Exercise: Filter the records for lines holding the string "source".

--- start Dataset records ---

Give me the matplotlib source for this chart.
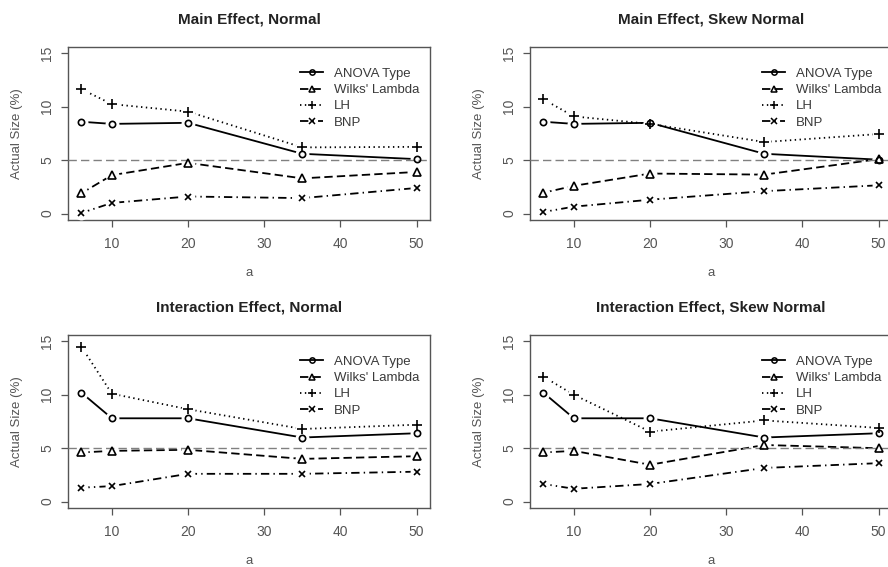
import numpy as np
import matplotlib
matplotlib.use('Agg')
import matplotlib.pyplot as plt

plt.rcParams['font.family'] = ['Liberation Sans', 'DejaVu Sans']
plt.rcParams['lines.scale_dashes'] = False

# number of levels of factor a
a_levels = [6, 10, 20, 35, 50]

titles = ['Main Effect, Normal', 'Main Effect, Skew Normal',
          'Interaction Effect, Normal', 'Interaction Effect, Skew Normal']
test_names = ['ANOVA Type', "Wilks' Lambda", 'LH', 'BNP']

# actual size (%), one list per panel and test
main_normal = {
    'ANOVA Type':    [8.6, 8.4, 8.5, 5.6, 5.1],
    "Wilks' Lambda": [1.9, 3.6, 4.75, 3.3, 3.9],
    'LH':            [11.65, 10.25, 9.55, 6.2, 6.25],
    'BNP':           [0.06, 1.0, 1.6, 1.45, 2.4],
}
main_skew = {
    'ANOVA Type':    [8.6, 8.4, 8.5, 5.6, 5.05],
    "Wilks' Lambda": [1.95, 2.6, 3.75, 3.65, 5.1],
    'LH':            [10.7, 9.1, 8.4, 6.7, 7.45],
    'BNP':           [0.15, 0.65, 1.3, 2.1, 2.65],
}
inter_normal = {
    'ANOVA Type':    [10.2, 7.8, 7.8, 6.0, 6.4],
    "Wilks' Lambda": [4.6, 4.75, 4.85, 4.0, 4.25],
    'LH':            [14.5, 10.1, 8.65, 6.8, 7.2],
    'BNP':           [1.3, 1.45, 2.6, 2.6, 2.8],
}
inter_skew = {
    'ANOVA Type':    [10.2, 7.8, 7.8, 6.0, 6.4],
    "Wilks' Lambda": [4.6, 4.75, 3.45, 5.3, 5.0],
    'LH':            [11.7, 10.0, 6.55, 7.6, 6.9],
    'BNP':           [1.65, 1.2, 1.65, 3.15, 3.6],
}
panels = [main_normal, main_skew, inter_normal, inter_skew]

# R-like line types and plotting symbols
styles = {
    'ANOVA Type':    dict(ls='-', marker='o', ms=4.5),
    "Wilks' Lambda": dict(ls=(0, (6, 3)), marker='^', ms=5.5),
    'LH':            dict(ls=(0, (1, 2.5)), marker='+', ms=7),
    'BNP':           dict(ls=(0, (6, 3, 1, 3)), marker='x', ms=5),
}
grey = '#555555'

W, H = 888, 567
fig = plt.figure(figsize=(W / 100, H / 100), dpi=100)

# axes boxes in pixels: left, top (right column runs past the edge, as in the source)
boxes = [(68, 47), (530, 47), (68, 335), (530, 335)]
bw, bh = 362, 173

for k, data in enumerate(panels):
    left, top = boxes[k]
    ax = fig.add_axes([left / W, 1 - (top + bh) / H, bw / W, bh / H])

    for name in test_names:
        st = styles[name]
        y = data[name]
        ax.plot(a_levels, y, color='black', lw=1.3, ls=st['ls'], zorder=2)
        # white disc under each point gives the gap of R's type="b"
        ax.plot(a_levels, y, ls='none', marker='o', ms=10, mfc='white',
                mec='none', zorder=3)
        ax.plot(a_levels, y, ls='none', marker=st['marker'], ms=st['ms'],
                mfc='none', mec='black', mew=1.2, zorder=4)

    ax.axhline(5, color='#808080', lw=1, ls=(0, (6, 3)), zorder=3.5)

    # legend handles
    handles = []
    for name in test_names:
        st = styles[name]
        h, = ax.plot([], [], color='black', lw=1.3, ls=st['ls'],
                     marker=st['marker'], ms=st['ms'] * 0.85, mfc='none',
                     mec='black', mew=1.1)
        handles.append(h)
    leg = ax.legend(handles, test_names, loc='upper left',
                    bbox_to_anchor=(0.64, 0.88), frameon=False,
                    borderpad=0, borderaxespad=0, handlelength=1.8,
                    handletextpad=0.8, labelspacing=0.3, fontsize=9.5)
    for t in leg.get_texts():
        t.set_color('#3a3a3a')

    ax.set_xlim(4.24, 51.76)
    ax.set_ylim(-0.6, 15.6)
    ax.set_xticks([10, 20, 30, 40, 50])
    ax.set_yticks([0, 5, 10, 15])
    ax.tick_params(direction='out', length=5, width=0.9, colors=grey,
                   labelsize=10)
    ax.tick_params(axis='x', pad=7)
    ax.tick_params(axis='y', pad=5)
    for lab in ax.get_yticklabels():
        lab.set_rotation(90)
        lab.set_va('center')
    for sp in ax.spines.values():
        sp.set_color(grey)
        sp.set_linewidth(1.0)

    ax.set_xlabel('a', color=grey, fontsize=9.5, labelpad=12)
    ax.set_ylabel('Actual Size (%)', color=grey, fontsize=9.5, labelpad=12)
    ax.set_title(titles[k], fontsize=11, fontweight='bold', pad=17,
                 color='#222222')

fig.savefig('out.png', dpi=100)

--- end Dataset records ---
--- start Dataset records ---

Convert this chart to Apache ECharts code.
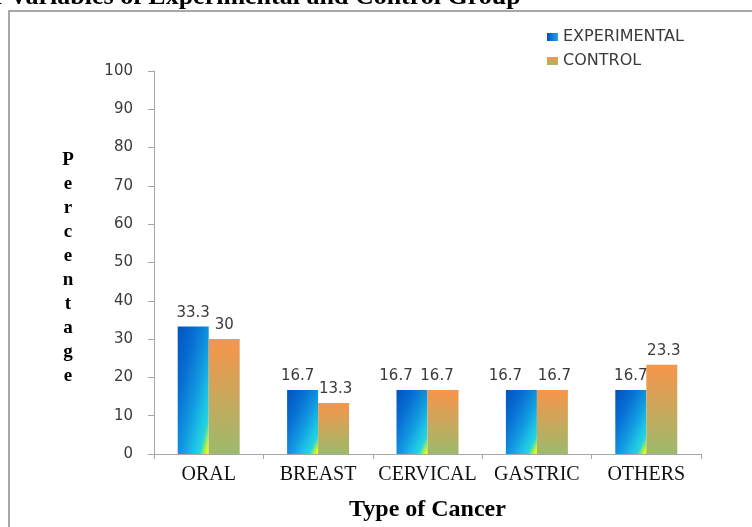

--- end Dataset records ---
--- start Dataset records ---

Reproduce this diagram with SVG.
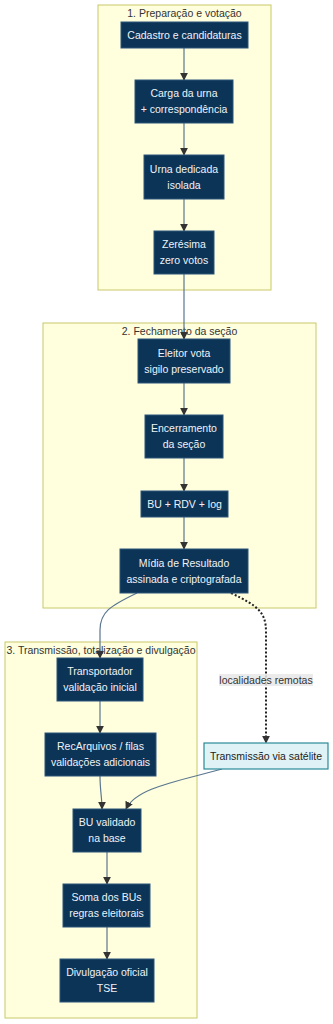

--- end Dataset records ---

Task solution:
Give me the matplotlib source for this chart.
# axes boxes in pixels: left, top (right column runs past the edge, as in the source)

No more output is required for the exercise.